14. Foote Post Office was opened March10, 1862, and remained at Hinkletown until it moved to Greene Valley in 1885. Postmasters at Hinkletown include the following businessmen in order of service beginning in 1862: John Fordice, Harmon Henkle, George W. Henkle, William J. Watkins, Edwin M. Ritchey, Edwin H. Dixon, Charles F. Lytle, Dr. John F. Baughman, James H. Wolf, and David Dewees. The post office likely opened in the Pioneer General Store of Henkle & Littler, and in 1867 was moved to its own building constructed by William J. Watkins on the south side of Main Street. At one time a north-south road passed to the east of the post office, allowing easier access for those living in Liberty Township, Keokuk County to the south to retrieve their mail. Residents in the northern tier of Liberty Township, including Sections 1, 2, 3, 4, 9, 10, 11 and 12 were served by the Foote Post Office. In Fillmore Township, Iowa County, Foote Post Office served portions of Sections 21, 22, 23, 24, and all of Sections 25, 26, 27, 28, 34, 33, 35, 36, and portions of Sections 19, 30, and 31 in Greene Township, also in Iowa County. The remaining Sections in Fillmore Township were serviced by Lytle City to the north and Carter P.O. and North English to the west. In these early days, mail was not delivered, which also assured that when the residents of Foote P.O. came to Hinkletown to pick up mail, the three general stores and half dozen other businesses would benefit from the activity.

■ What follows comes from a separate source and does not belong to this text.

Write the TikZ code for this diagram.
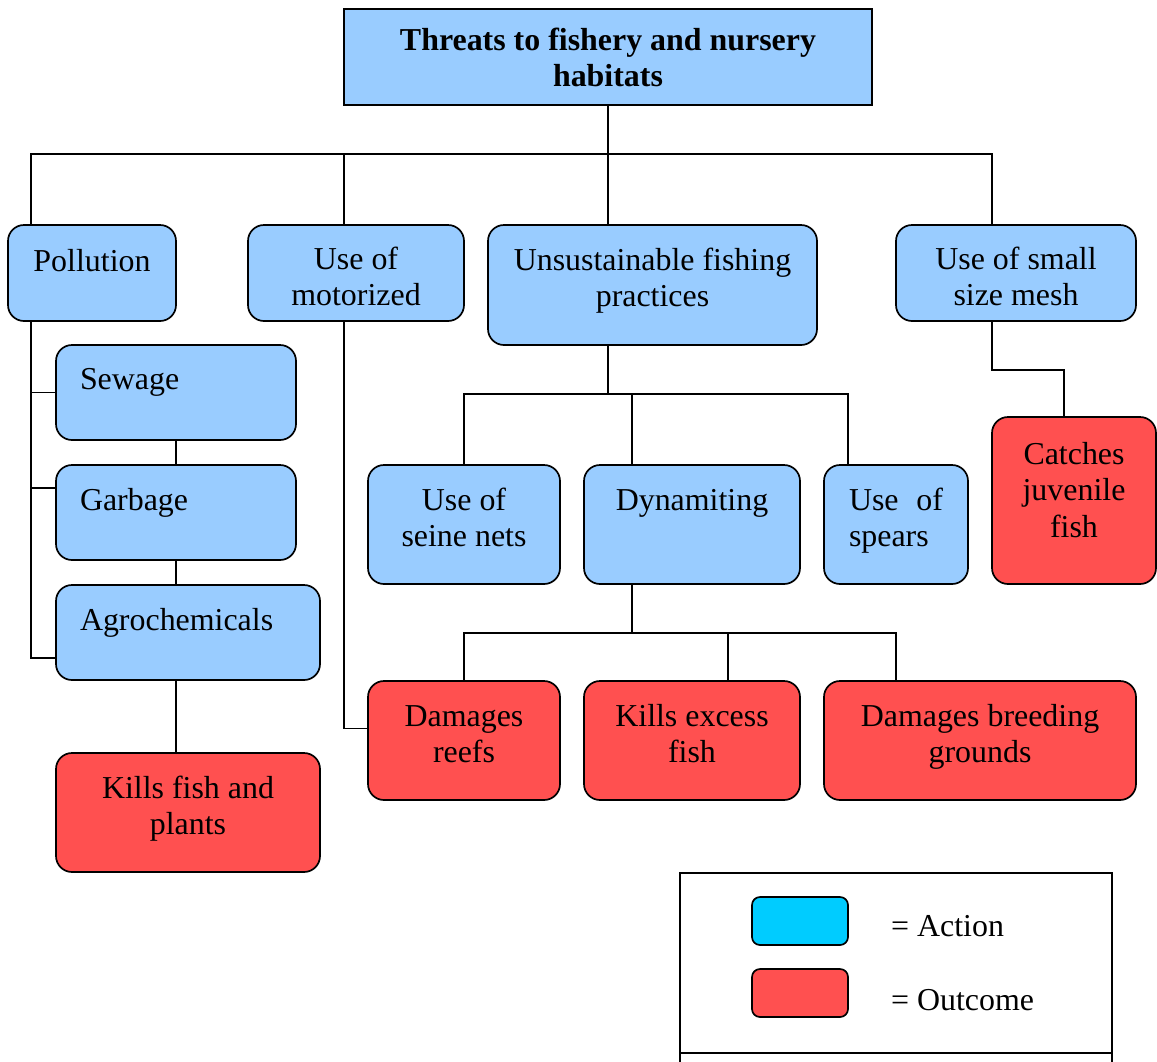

15. Brick Kiln. William J. Watkins erected the first brick kiln after settling here in 1852. He organized Liberty Twp in 1854. This facility was comprised of approximately a 30-foot diameter brick kiln with large chimney.
16. Hinkletown’s steam sawmill was housed in a large frame building, approximately 30’ X 50’. Started by Patrick W. Rock in 1859, sold to Harmon Henkle in 1861, later to Pettibone & Wiseman, partners.
17. Pioneer General Store of Henkle & Littler, built in 1861. Later operated by Philetus M.Axtell & T. P. Matthews. Axtell was a Corporal in Company H, 2nd Iowa Volunteer Infantry.
18. Home of Harmon & Lydia J. Henkle, built by Henkle in 1861. Later owned by Charles W. Carter, and Thomas F. Hudson in the 1880s.
19. Early road and bridge over English River. Later extended from Keota to Marengo. Bridge known as Rock’s Bridge, constructed in the late 1850s and reconstructed to a sturdy version in the 1860s.
20. Homes of Matthew Grey, William Weimer, and Berrimand Breeden (not shown on map), early settlers who built along the overland trail.